For a case that had played out in thousands of text messages, what made “suicide siren’ Michelle Carter’s behavior a crime, a judge concluded, came in a single phone call. Just as her friend Conrad Roy III stepped out of the truck he had filled with lethal fumes, Ms. Carter told him over the phone to get back in the cab and then listened to him die.
She did nothing, uttered not even a word that might have saved his young life.
That command, and Ms. Carter’s failure to help, said Judge Lawrence Moniz of Bristol County Juvenile Court, made her guilty of involuntary manslaughter in a case that has consumed New England, shattered two families and raised questions about the scope of legal responsibility.

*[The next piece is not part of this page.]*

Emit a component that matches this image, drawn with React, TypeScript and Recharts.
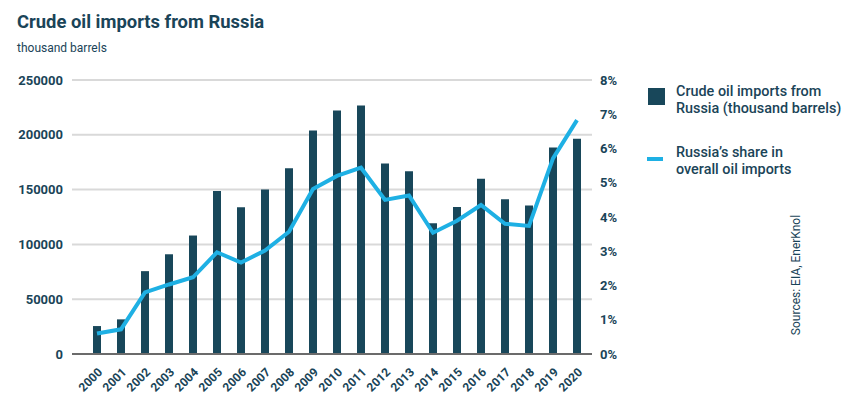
import React from 'react';
import { ComposedChart, Bar, Line, XAxis, YAxis, CartesianGrid } from 'recharts';

const years = ['2000', '2001', '2002', '2003', '2004', '2005', '2006', '2007', '2008', '2009', '2010', '2011', '2012', '2013', '2014', '2015', '2016', '2017', '2018', '2019', '2020'];
const importsFromRussia = [25500, 31600, 75600, 91000, 108100, 148700, 133900, 150000, 169400, 204000, 222200, 226800, 173700, 166700, 119300, 134200, 160000, 141200, 135400, 188500, 196400];
const russiaShare = [0.6, 0.72, 1.8, 2.03, 2.24, 2.97, 2.67, 3.02, 3.57, 4.82, 5.2, 5.44, 4.5, 4.63, 3.54, 3.89, 4.35, 3.8, 3.74, 5.71, 6.83];
const leftTicks = [0, 50000, 100000, 150000, 200000, 250000];
const rightTicks = [0, 1, 2, 3, 4, 5, 6, 7, 8];

const title = 'Crude oil imports from Russia';
const subtitle = 'thousand barrels';
const legendBar = ['Crude oil imports from', 'Russia (thousand barrels)'];
const legendLine = ['Russia\u2019s share in', 'overall oil imports'];
const source = 'Sources: EIA, EnerKnol';

const data = years.map((year, i) => ({ year, imports: importsFromRussia[i], share: russiaShare[i] }));

const TEXT = '#1a4458';
const BAR = '#18475a';
const LINE = '#1eb0e4';
const FONT = 'Roboto, sans-serif';

const XTick = (props: any) => {
  const { x, y, payload } = props;
  return (
    <text
      x={0}
      y={0}
      transform={`translate(${x + 6},${y + 19}) rotate(-45)`}
      textAnchor="end"
      fill={TEXT}
      fontFamily={FONT}
      fontWeight={700}
      fontSize={12}
    >
      {payload.value}
    </text>
  );
};

export default function App() {
  return (
    <div style={{ position: 'absolute', left: 0, top: 0, width: 855, height: 404, background: '#fff' }}>
      <ComposedChart
        width={855}
        height={404}
        data={data}
        margin={{ top: 80, right: 223, bottom: 5, left: 0 }}
      >
        <CartesianGrid yAxisId="left" vertical={false} stroke="#d9d9d9" strokeWidth={2} />
        <XAxis
          dataKey="year"
          interval={0}
          padding={{ left: 13, right: 3 }}
          height={45}
          tickLine={false}
          tickSize={0}
          tickMargin={0}
          axisLine={{ stroke: '#6b6b6b', strokeWidth: 2 }}
          tick={<XTick />}
        />
        <YAxis
          yAxisId="left"
          orientation="left"
          width={72}
          domain={[0, 250000]}
          ticks={leftTicks}
          axisLine={false}
          tickLine={false}
          tickSize={0}
          tickMargin={9}
          tick={{ fill: TEXT, fontFamily: FONT, fontWeight: 700, fontSize: 13 }}
        />
        <YAxis
          yAxisId="right"
          orientation="right"
          width={40}
          domain={[0, 8]}
          ticks={rightTicks}
          tickFormatter={(v: number) => `${v}%`}
          axisLine={false}
          tickLine={false}
          tickSize={0}
          tickMargin={8}
          tick={{ fill: TEXT, fontFamily: FONT, fontWeight: 700, fontSize: 13, textAnchor: 'start' }}
        />
        <Bar yAxisId="left" dataKey="imports" fill={BAR} barSize={8} isAnimationActive={false} />
        <Line
          yAxisId="right"
          dataKey="share"
          type="linear"
          stroke={LINE}
          strokeWidth={4}
          dot={false}
          activeDot={false}
          isAnimationActive={false}
        />
      </ComposedChart>
      <svg
        width={855}
        height={404}
        style={{ position: 'absolute', left: 0, top: 0, pointerEvents: 'none' }}
      >
        <text x={17} y={28} fill={TEXT} fontFamily={FONT} fontWeight={700} fontSize={18.4}>{title}</text>
        <text x={17} y={52} fill={TEXT} fontFamily={FONT} fontWeight={400} fontSize={12}>{subtitle}</text>
        <rect x={648} y={88} width={17} height={17} fill={BAR} />
        <text x={676} y={96} fill={TEXT} fontFamily={FONT} fontWeight={500} fontSize={14.4}>{legendBar[0]}</text>
        <text x={676} y={113} fill={TEXT} fontFamily={FONT} fontWeight={500} fontSize={14.4}>{legendBar[1]}</text>
        <rect x={647} y={157} width={16} height={4} fill={LINE} />
        <text x={676} y={157} fill={TEXT} fontFamily={FONT} fontWeight={500} fontSize={14.4}>{legendLine[0]}</text>
        <text x={676} y={174} fill={TEXT} fontFamily={FONT} fontWeight={500} fontSize={14.4}>{legendLine[1]}</text>
        <text
          x={0}
          y={0}
          transform="translate(800,275) rotate(-90)"
          textAnchor="middle"
          fill={TEXT}
          fontFamily={FONT}
          fontWeight={400}
          fontSize={12}
        >
          {source}
        </text>
      </svg>
    </div>
  );
}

Ms. Carter, now 20, is to be sentenced Aug. 3 and faces up to 20 years in prison.
The judge’s decision, handed down on Friday, stunned many legal experts with its conclusion that words alone could cause a suicide.
“This is saying that what she did is killing him, that her words literally killed him, that the murder weapon here was her words,” said Matthew Segal, a lawyer with the American Civil Liberties Union of Massachusetts, which raised concerns about the case to the state’s highest court. “That is a drastic expansion of criminal law in Massachusetts.”
Ms. Carter’s defence team is expected to appeal the verdict. Legal experts said that it seemed to extend manslaughter law into new territory and, if it stood, could have far-reaching implications, both in Massachusetts and elsewhere.